2.4.2. Internet and World Wide Web

(Retrieved March 24.2009.from; http// en.wikipedia.org/wiki/Internet). 2.4.2.1 Internet

The Internet is a global network of interconnected computers, enabling users to share information along multiple channels. Typically, a computer that connects to the Internet can access information from a vast array of available servers and other computers by moving information from them to the computer's local memory.

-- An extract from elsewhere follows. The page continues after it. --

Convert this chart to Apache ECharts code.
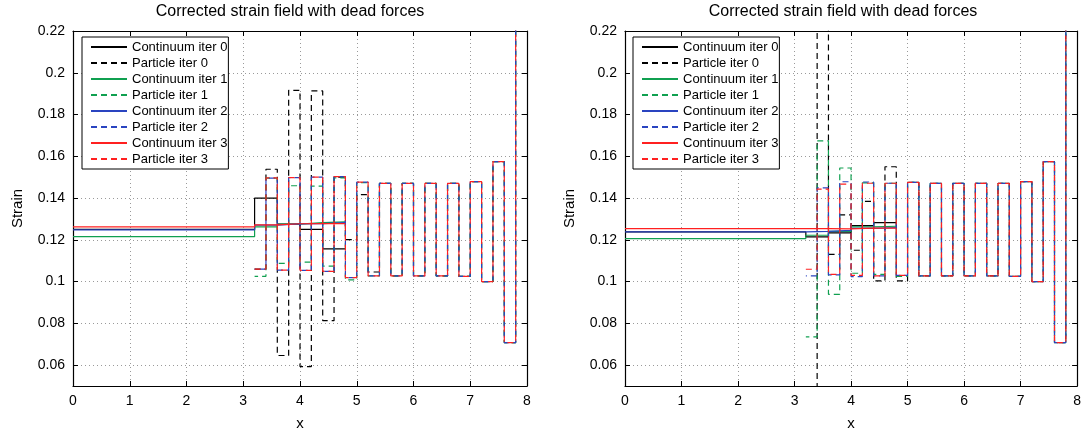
<!DOCTYPE html>
<html>
<head>
<meta charset="utf-8">
<title>Corrected strain field with dead forces</title>
<script src="https://cdn.jsdelivr.net/npm/echarts@6/dist/echarts.min.js"></script>
<style>
  html, body { margin: 0; padding: 0; background: #fff; }
  #chart { width: 1084px; height: 436px; }
</style>
</head>
<body>
<div id="chart"></div>
<script>
// ---- Data -------------------------------------------------------------
const seriesNames = [
  'Continuum iter 0', 'Particle iter 0',
  'Continuum iter 1', 'Particle iter 1',
  'Continuum iter 2', 'Particle iter 2',
  'Continuum iter 3', 'Particle iter 3'
];
const strainTicks = [0.06, 0.08, 0.10, 0.12, 0.14, 0.16, 0.18, 0.20, 0.22];

// Element edges of the continuum region and bond edges of the particle region
const continuumEdges = [0, 3.2, 3.6, 4.0, 4.4, 4.8];
const particleEdges = [3.2, 3.4, 3.6, 3.8, 4.0, 4.2, 4.4, 4.6, 4.8, 5.0, 5.2, 5.4,
                       5.6, 5.8, 6.0, 6.2, 6.4, 6.6, 6.8, 7.0, 7.2, 7.4, 7.6, 7.8, 8.0];

// Left panel: continuum strain per element
const leftContinuum0 = [0.1250, 0.1400, 0.1275, 0.1250, 0.1157];
const leftContinuum1 = [0.1215, 0.1262, 0.1275, 0.1282, 0.1286];
const leftContinuum2 = [0.1248, 0.1270, 0.1276, 0.1278, 0.1282];
const leftContinuum3 = [0.1262, 0.1272, 0.1277, 0.1278, 0.1278];

// Left panel: particle strain per bond
const leftParticle0 = [0.1060, 0.1538, 0.0646, 0.1916, 0.0593, 0.1913, 0.0813, 0.1500,
                       0.1201, 0.1416, 0.1046, 0.1470, 0.1027, 0.1470, 0.1027, 0.1470,
                       0.1027, 0.1470, 0.1025, 0.1479, 0.1000, 0.1574, 0.0708, 0.2600];
const leftParticle1 = [0.1025, 0.1495, 0.1087, 0.1459, 0.1093, 0.1457, 0.1074, 0.1497,
                       0.1008, 0.1474, 0.1027, 0.1470, 0.1027, 0.1470, 0.1027, 0.1470,
                       0.1027, 0.1470, 0.1025, 0.1479, 0.1000, 0.1574, 0.0708, 0.2600];
const leftParticle2 = [0.1060, 0.1495, 0.1055, 0.1498, 0.1054, 0.1500, 0.1049, 0.1503,
                       0.1019, 0.1476, 0.1027, 0.1470, 0.1027, 0.1470, 0.1027, 0.1470,
                       0.1027, 0.1470, 0.1025, 0.1479, 0.1000, 0.1574, 0.0708, 0.2600];
const leftParticle3 = [0.1060, 0.1497, 0.1055, 0.1498, 0.1054, 0.1500, 0.1049, 0.1503,
                       0.1019, 0.1476, 0.1027, 0.1470, 0.1027, 0.1470, 0.1027, 0.1470,
                       0.1027, 0.1470, 0.1025, 0.1479, 0.1000, 0.1574, 0.0708, 0.2600];

// Right panel: continuum strain per element
const rightContinuum0 = [0.1238, 0.1214, 0.1233, 0.1268, 0.1282];
const rightContinuum1 = [0.1206, 0.1222, 0.1240, 0.1262, 0.1265];
const rightContinuum2 = [0.1238, 0.1240, 0.1245, 0.1255, 0.1258];
const rightContinuum3 = [0.1254, 0.1254, 0.1252, 0.1256, 0.1256];

// Right panel: particle strain per bond
const rightParticle0 = [0.0300, 0.2600, 0.1130, 0.1319, 0.1150, 0.1384, 0.1003, 0.1550,
                        0.1003, 0.1475, 0.1027, 0.1470, 0.1027, 0.1470, 0.1027, 0.1470,
                        0.1027, 0.1470, 0.1025, 0.1479, 0.1000, 0.1574, 0.0708, 0.2600];
const rightParticle1 = [0.0735, 0.1674, 0.0939, 0.1544, 0.1040, 0.1473, 0.1035, 0.1471,
                        0.1025, 0.1475, 0.1027, 0.1470, 0.1027, 0.1470, 0.1027, 0.1470,
                        0.1027, 0.1470, 0.1025, 0.1479, 0.1000, 0.1574, 0.0708, 0.2600];
const rightParticle2 = [0.1027, 0.1449, 0.1032, 0.1478, 0.1024, 0.1477, 0.1027, 0.1471,
                        0.1030, 0.1475, 0.1027, 0.1470, 0.1027, 0.1470, 0.1027, 0.1470,
                        0.1027, 0.1470, 0.1025, 0.1479, 0.1000, 0.1574, 0.0708, 0.2600];
const rightParticle3 = [0.1059, 0.1443, 0.1035, 0.1467, 0.1030, 0.1471, 0.1027, 0.1471,
                        0.1030, 0.1475, 0.1027, 0.1470, 0.1027, 0.1470, 0.1027, 0.1470,
                        0.1027, 0.1470, 0.1025, 0.1479, 0.1000, 0.1574, 0.0708, 0.2600];

// ---- Styling -----------------------------------------------------------
const FONT = '"Liberation Sans", Arial, Helvetica, sans-serif';
const iterColors = ['#000000', '#10a050', '#2a44c0', '#ff2020'];
const dashOffsets = [0, 2.5, 5, 0];

// Staircase points: each value holds from its edge to the next one
function stairs(edges, values) {
  const pts = values.map((v, i) => [edges[i], v]);
  pts.push([edges[edges.length - 1], values[values.length - 1]]);
  return pts;
}

function panelSeries(axisIndex, continuum, particles) {
  const out = [];
  for (let k = 0; k < 4; k++) {
    out.push({
      name: seriesNames[2 * k], type: 'line', step: 'end',
      xAxisIndex: axisIndex, yAxisIndex: axisIndex,
      symbol: 'none', silent: true, animation: false,
      data: stairs(continuumEdges, continuum[k]),
      lineStyle: { color: iterColors[k], width: 1.2, type: 'solid' },
      itemStyle: { color: iterColors[k] }
    });
    out.push({
      name: seriesNames[2 * k + 1], type: 'line', step: 'end',
      xAxisIndex: axisIndex, yAxisIndex: axisIndex,
      symbol: 'none', silent: true, animation: false,
      data: stairs(particleEdges, particles[k]),
      lineStyle: { color: iterColors[k], width: 1.2, type: [6, 4], dashOffset: dashOffsets[k] },
      itemStyle: { color: iterColors[k] }
    });
  }
  return out;
}

const gridLine = { show: true, lineStyle: { color: '#9a9a9a', width: 1, type: [1, 3] } };
const boxLine = { show: true, onZero: false, lineStyle: { color: '#000', width: 1.2 } };
const tickIn = { show: true, inside: true, length: 5, lineStyle: { color: '#000', width: 1 } };

function xAxes(gridIndex) {
  return [
    {
      gridIndex, type: 'value', min: 0, max: 8, interval: 1, position: 'bottom',
      axisLine: boxLine, axisTick: tickIn, splitLine: gridLine,
      axisLabel: { color: '#000', fontSize: 14, fontFamily: FONT, margin: 8 },
      name: 'x', nameLocation: 'middle', nameGap: 30,
      nameTextStyle: { color: '#000', fontSize: 15, fontFamily: FONT }
    },
    {
      gridIndex, type: 'value', min: 0, max: 8, interval: 1, position: 'top',
      axisLine: boxLine, axisTick: tickIn, splitLine: { show: false },
      axisLabel: { show: false }
    }
  ];
}

function yAxes(gridIndex) {
  return [
    {
      gridIndex, type: 'value', min: 0.05, max: 0.22, position: 'left',
      axisLine: boxLine,
      axisTick: Object.assign({ customValues: strainTicks }, tickIn),
      splitLine: gridLine,
      axisLabel: {
        customValues: strainTicks, color: '#000', fontSize: 14, fontFamily: FONT, margin: 8,
        formatter: v => String(Math.round(v * 100) / 100)
      },
      name: 'Strain', nameLocation: 'middle', nameRotate: 90, nameGap: 48,
      nameTextStyle: { color: '#000', fontSize: 15, fontFamily: FONT }
    },
    {
      gridIndex, type: 'value', min: 0.05, max: 0.22, position: 'right',
      axisLine: boxLine,
      axisTick: Object.assign({ customValues: strainTicks }, tickIn),
      splitLine: { show: false }, axisLabel: { show: false }
    }
  ];
}

// Legend entries show only the line sample (no marker), with an aligned dash phase
const legendItems = seriesNames.map(name => ({ name, lineStyle: { dashOffset: 0 } }));

function legendAt(left) {
  return {
    orient: 'vertical', left: left, top: 37,
    data: legendItems,
    itemWidth: 36, itemHeight: 10, itemGap: 0, itemTextGap: 5,
    itemStyle: { opacity: 0 },
    padding: [2, 1, 2, 8],
    backgroundColor: '#fff', borderColor: '#000', borderWidth: 1, borderRadius: 0,
    textStyle: { color: '#000', fontSize: 13, fontFamily: FONT, lineHeight: 16 },
    selectedMode: false
  };
}

const chart = echarts.init(document.getElementById('chart'), null, { renderer: 'canvas' });

const axesLeftX = xAxes(0), axesRightX = xAxes(1);
const axesLeftY = yAxes(0), axesRightY = yAxes(1);

chart.setOption({
  backgroundColor: '#fff',
  animation: false,
  textStyle: { fontFamily: FONT },
  title: [
    { text: 'Corrected strain field with dead forces', left: 290, top: 4, padding: 0, textAlign: 'center',
      textStyle: { color: '#000', fontSize: 16, fontWeight: 'normal', fontFamily: FONT } },
    { text: 'Corrected strain field with dead forces', left: 843, top: 4, padding: 0, textAlign: 'center',
      textStyle: { color: '#000', fontSize: 16, fontWeight: 'normal', fontFamily: FONT } }
  ],
  grid: [
    { left: 73, top: 31, width: 454, height: 356 },
    { left: 625, top: 31, width: 454, height: 356 }
  ],
  // axis order: [left-bottom, left-top, right-bottom, right-top]
  xAxis: [axesLeftX[0], axesLeftX[1], axesRightX[0], axesRightX[1]],
  yAxis: [axesLeftY[0], axesLeftY[1], axesRightY[0], axesRightY[1]],
  legend: [legendAt(82), legendAt(633)],
  series: [].concat(
    panelSeries(0,
      [leftContinuum0, leftContinuum1, leftContinuum2, leftContinuum3],
      [leftParticle0, leftParticle1, leftParticle2, leftParticle3]),
    panelSeries(2,
      [rightContinuum0, rightContinuum1, rightContinuum2, rightContinuum3],
      [rightParticle0, rightParticle1, rightParticle2, rightParticle3])
  )
});
</script>
</body>
</html>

The same connection allows that computer to send information to servers on the network; that information is in turn accessed and potentially modified by a variety of other interconnected computers. A majority of widely accessible information on the Internet consists of inter-linked hypertext documents and other resources of the World Wide Web (WWW). Computer users typically manage sent and received information with web browsers; other software for users' interface with computer networks includes specialized programs for electronic mail, online chat, file transfer and file sharing.

2.4.2.2 Web browser

A Web browser is a software application which enables a user to display and interact with text, images, videos, music, games and other information typically located on a Web page at a Web site on the World Wide Web or a local area network. Text and images on a Web page can contain hyperlinks to other Web pages at the same or different Web site. Web browsers allow a user to quickly and easily access information provided on many Web pages at many Web sites by traversing these links. Web browsers format HTML information for display, so the appearance of a Web page may differ between browsers.

2.4.2.3. Web application

application that is coded in a browser-supported language (such as HTML, JavaScript, Java, etc.) and reliant on a common web browser to render the application executable.

2.4.2.4 .WWW (World Wide Web)

The World Wide Web (commonly abbreviated as "the Web") is a very large set of interlinked hypertext documents accessed via the Internet. With a Web browser, one can view Web pages that may contain text, images, videos, and other multimedia and navigate between them using hyperlinks.